Written instruction: Return exactly the lines that run from the beginning through the line containing "p2_yrange = [-1.19, 14.95]", both included, and no others.

Supplied data:

__________

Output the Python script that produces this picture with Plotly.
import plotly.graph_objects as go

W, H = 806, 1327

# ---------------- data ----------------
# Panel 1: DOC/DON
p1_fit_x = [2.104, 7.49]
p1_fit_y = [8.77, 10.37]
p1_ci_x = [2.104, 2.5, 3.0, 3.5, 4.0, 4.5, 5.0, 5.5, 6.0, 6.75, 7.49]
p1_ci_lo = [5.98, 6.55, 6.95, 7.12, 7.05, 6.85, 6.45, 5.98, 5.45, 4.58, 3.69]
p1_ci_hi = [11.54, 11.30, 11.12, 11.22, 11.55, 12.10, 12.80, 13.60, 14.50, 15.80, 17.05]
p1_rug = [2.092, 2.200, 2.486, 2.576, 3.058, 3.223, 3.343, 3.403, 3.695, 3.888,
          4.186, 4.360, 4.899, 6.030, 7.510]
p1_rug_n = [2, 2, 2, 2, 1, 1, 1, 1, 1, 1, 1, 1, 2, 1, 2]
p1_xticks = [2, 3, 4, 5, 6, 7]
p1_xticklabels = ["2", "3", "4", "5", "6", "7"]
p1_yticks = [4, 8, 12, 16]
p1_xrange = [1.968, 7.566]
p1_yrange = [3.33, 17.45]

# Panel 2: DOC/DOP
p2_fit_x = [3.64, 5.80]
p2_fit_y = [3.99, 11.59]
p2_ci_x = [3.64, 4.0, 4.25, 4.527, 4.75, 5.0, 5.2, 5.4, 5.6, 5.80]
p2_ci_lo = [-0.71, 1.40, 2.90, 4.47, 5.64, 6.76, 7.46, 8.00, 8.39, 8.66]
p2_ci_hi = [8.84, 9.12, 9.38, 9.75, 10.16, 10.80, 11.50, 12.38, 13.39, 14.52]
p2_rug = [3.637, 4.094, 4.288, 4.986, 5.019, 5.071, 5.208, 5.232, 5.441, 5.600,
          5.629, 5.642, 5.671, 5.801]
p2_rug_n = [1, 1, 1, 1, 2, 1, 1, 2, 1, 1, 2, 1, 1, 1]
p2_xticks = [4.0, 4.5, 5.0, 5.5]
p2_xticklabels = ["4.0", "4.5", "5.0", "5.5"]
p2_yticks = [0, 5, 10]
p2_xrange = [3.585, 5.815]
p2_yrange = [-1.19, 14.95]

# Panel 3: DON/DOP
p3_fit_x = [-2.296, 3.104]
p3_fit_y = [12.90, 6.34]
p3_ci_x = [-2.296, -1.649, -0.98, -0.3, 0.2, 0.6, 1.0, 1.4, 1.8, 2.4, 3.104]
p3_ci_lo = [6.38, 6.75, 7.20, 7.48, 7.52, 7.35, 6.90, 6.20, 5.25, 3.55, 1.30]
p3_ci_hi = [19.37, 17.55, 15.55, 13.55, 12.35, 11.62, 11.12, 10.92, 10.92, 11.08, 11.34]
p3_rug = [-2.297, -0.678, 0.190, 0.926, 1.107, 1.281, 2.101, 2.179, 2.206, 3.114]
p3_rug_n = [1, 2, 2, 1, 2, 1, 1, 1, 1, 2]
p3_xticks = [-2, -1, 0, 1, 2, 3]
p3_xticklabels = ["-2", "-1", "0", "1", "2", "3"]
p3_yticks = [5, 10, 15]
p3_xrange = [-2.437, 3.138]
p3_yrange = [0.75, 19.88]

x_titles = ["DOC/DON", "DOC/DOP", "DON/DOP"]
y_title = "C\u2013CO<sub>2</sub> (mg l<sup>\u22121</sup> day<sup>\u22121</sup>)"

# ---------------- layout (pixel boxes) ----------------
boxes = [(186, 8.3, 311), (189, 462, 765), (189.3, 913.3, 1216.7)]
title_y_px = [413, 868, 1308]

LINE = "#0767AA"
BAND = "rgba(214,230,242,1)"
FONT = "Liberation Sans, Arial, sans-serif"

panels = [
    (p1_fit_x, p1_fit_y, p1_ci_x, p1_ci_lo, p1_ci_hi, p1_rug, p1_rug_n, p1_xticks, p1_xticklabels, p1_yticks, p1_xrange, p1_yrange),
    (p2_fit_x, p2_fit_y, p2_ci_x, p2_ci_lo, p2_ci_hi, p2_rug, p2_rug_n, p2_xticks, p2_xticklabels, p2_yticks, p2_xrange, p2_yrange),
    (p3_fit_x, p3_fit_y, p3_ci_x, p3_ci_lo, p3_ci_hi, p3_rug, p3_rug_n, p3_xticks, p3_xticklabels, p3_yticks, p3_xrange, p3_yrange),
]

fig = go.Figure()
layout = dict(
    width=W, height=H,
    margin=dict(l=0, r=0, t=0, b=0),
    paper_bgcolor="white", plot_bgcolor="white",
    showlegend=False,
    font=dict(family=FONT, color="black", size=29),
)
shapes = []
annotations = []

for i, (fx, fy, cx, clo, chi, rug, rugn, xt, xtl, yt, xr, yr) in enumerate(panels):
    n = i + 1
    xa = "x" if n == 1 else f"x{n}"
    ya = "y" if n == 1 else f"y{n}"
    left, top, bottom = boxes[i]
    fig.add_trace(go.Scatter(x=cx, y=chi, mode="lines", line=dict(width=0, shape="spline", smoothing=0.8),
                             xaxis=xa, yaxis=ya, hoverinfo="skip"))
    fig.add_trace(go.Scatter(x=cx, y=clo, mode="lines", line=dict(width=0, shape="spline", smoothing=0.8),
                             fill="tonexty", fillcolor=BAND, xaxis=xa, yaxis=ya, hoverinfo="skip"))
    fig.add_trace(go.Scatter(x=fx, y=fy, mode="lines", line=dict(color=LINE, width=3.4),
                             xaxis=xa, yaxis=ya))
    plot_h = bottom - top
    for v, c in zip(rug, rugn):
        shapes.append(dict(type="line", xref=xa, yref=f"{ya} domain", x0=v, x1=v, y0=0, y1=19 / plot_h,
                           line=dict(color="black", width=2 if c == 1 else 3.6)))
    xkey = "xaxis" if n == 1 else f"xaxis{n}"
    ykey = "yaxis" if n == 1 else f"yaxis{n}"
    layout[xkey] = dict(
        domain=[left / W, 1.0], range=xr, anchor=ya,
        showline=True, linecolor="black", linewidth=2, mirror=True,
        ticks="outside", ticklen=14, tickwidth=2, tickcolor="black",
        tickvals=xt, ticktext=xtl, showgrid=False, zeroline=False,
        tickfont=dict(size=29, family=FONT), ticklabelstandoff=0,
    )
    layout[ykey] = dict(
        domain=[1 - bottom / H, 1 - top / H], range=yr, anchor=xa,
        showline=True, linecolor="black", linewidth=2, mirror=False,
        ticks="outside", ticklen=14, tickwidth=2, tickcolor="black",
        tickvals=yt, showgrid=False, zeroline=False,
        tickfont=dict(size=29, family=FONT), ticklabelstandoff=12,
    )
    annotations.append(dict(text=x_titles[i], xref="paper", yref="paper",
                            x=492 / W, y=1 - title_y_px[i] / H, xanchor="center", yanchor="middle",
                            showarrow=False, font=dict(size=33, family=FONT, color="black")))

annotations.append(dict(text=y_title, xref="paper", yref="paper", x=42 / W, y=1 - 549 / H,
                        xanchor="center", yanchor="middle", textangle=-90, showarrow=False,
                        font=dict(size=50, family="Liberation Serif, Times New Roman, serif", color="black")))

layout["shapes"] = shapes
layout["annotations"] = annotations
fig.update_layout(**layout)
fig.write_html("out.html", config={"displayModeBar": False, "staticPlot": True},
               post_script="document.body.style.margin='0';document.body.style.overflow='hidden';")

__________

Answer to this exercise:
Output the Python script that produces this picture with Plotly.
import plotly.graph_objects as go

W, H = 806, 1327

# ---------------- data ----------------
# Panel 1: DOC/DON
p1_fit_x = [2.104, 7.49]
p1_fit_y = [8.77, 10.37]
p1_ci_x = [2.104, 2.5, 3.0, 3.5, 4.0, 4.5, 5.0, 5.5, 6.0, 6.75, 7.49]
p1_ci_lo = [5.98, 6.55, 6.95, 7.12, 7.05, 6.85, 6.45, 5.98, 5.45, 4.58, 3.69]
p1_ci_hi = [11.54, 11.30, 11.12, 11.22, 11.55, 12.10, 12.80, 13.60, 14.50, 15.80, 17.05]
p1_rug = [2.092, 2.200, 2.486, 2.576, 3.058, 3.223, 3.343, 3.403, 3.695, 3.888,
          4.186, 4.360, 4.899, 6.030, 7.510]
p1_rug_n = [2, 2, 2, 2, 1, 1, 1, 1, 1, 1, 1, 1, 2, 1, 2]
p1_xticks = [2, 3, 4, 5, 6, 7]
p1_xticklabels = ["2", "3", "4", "5", "6", "7"]
p1_yticks = [4, 8, 12, 16]
p1_xrange = [1.968, 7.566]
p1_yrange = [3.33, 17.45]

# Panel 2: DOC/DOP
p2_fit_x = [3.64, 5.80]
p2_fit_y = [3.99, 11.59]
p2_ci_x = [3.64, 4.0, 4.25, 4.527, 4.75, 5.0, 5.2, 5.4, 5.6, 5.80]
p2_ci_lo = [-0.71, 1.40, 2.90, 4.47, 5.64, 6.76, 7.46, 8.00, 8.39, 8.66]
p2_ci_hi = [8.84, 9.12, 9.38, 9.75, 10.16, 10.80, 11.50, 12.38, 13.39, 14.52]
p2_rug = [3.637, 4.094, 4.288, 4.986, 5.019, 5.071, 5.208, 5.232, 5.441, 5.600,
          5.629, 5.642, 5.671, 5.801]
p2_rug_n = [1, 1, 1, 1, 2, 1, 1, 2, 1, 1, 2, 1, 1, 1]
p2_xticks = [4.0, 4.5, 5.0, 5.5]
p2_xticklabels = ["4.0", "4.5", "5.0", "5.5"]
p2_yticks = [0, 5, 10]
p2_xrange = [3.585, 5.815]
p2_yrange = [-1.19, 14.95]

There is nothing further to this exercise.